Treat Zuma's son fairly, we all deserve it
A much-vaunted and appraised virtue of a democratic order such as the one SA opted for and endorsed in 1994, is the rule of law and equality before the law.
Democracy by its nature requires continuous vigilance on the part of the governed to ensure the powerful uphold the values the people aspire to.
The checks and balances often built into our constitution - that binding contract we collectively signed to - will not come into their own by themselves.
They require ordinary people and those empowered to give the system effect to do what is required of them.
Often described as one of the "best in the world", the South African constitution was often put to the test during the tumultuous reign of Jacob Zuma when the wisdom of the founding fathers to have such a set-up came to the fore.
True to that tenet of the law - equality before the law - now Zuma is about to stand trial for alleged crimes committed while he was in office. It is a development unheard of in many corners of the world, even in so-called developed nations where some powerful individuals somehow manage to stay a step out of reach of the long arm of the law.
But while Schadenfreude feelings may all be tempting when we see the once powerful reaping what they sow, it is still imperative to stick to the rules by which we have collectively pledged to play.
A case in point was the news on Friday that Zuma's son, Duduzane, had been briefly detained on arrival at the OR Tambo International Airport in connection with unspecified charges. We would counsel law enforcement agencies that rushed, ill-considered action will do the pursuit of justice no good.
That Zuma junior had to be released as hastily as he was detained because there was no warrant of arrest raises questions.

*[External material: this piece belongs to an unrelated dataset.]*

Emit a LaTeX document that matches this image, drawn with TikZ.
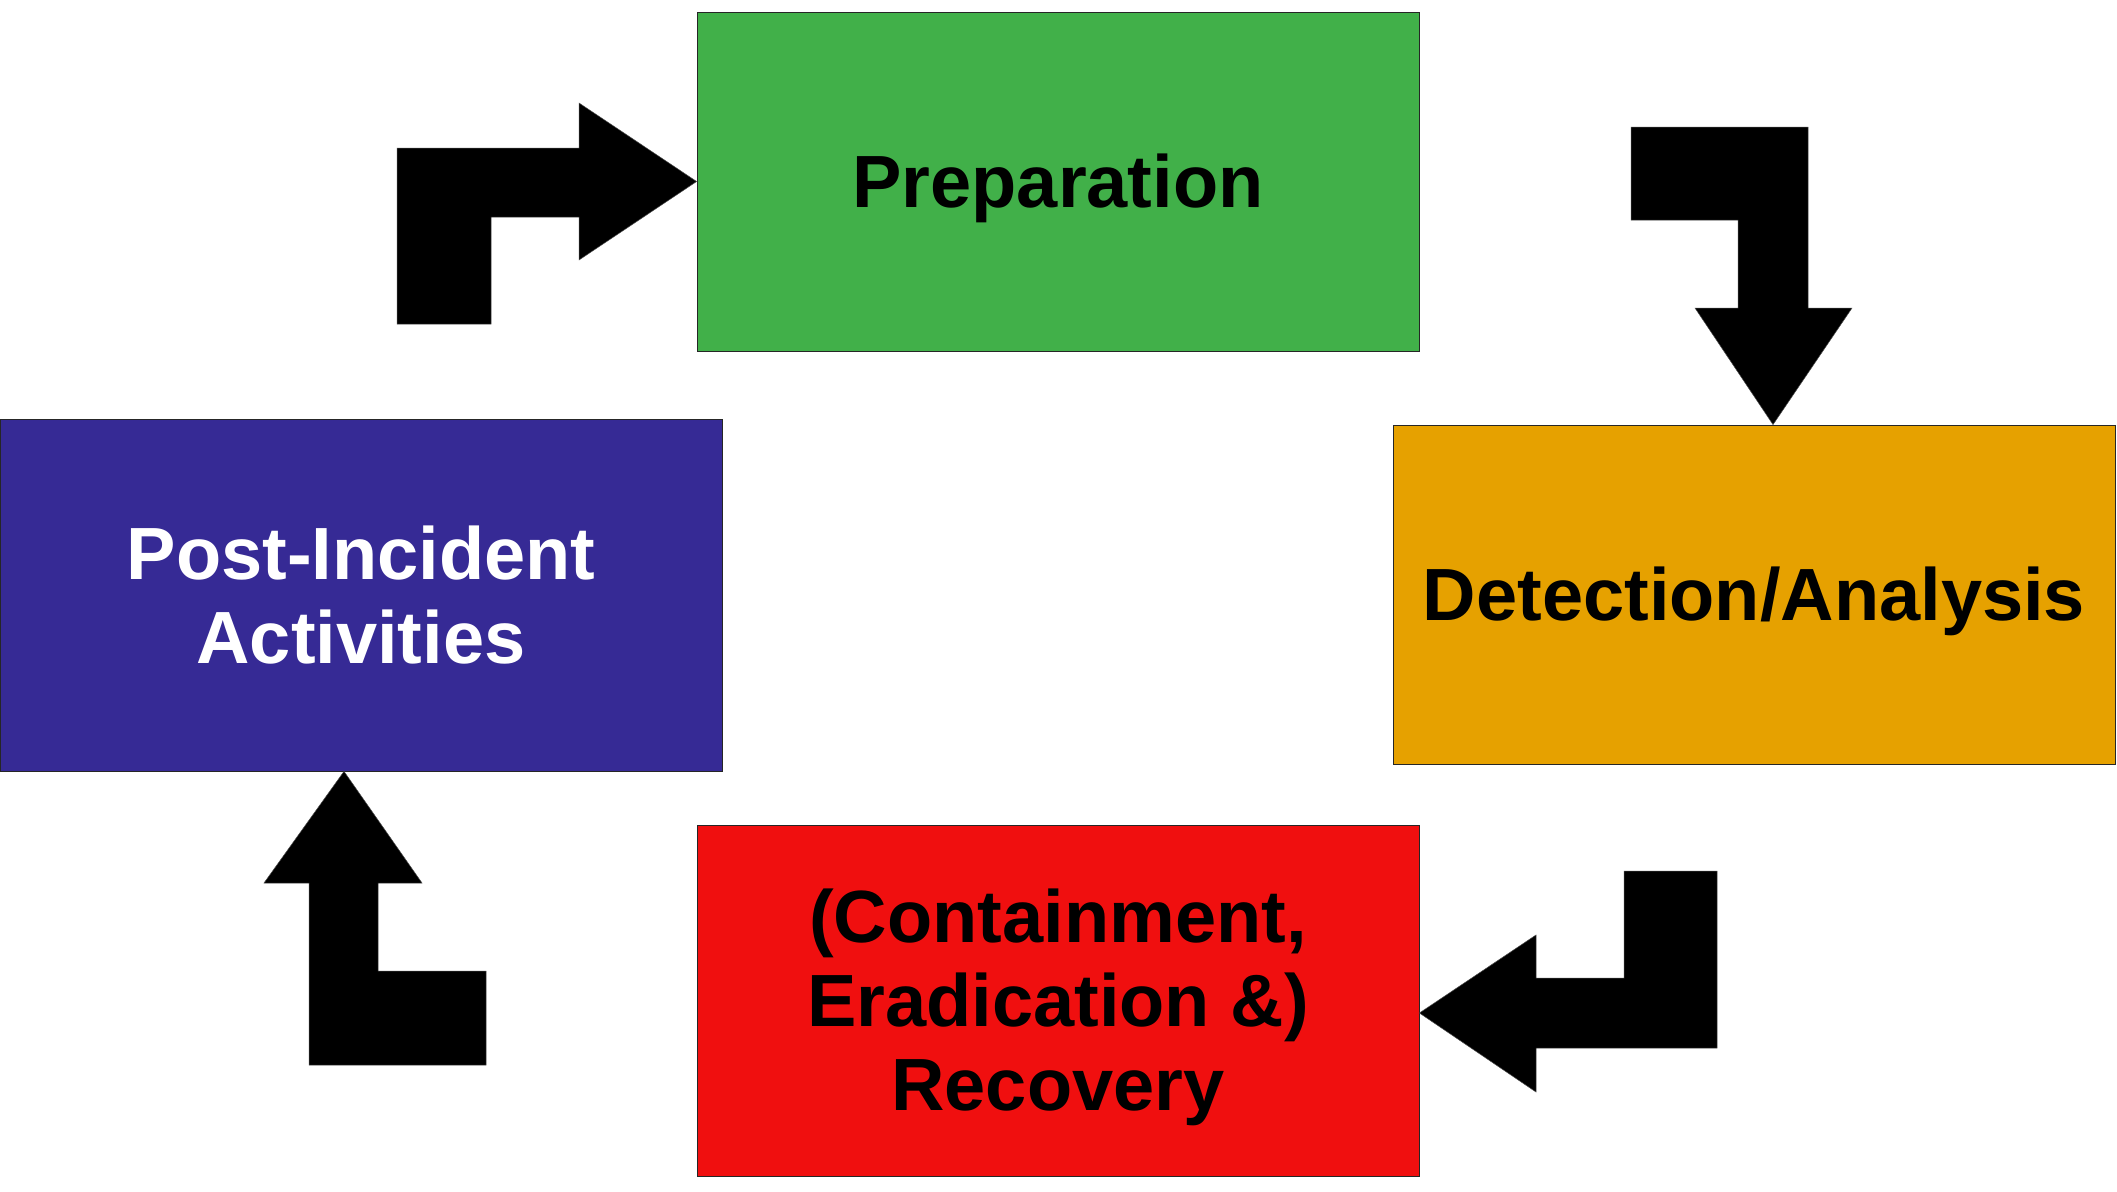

Why were law enforcement officials all too hasty to take him in?
He is no fugitive from justice, he would have reached that point were he to fail to appear in court to face charges of culpable homicide in connection with a fatal taxi crash.
What someone thought was a good public relations stunt may well turn horribly wrong if law enforcement gets all too excited.
SA can ill-afford bungles in this case or any other which if handled properly will serve to show that constitutionally we are on firm ground.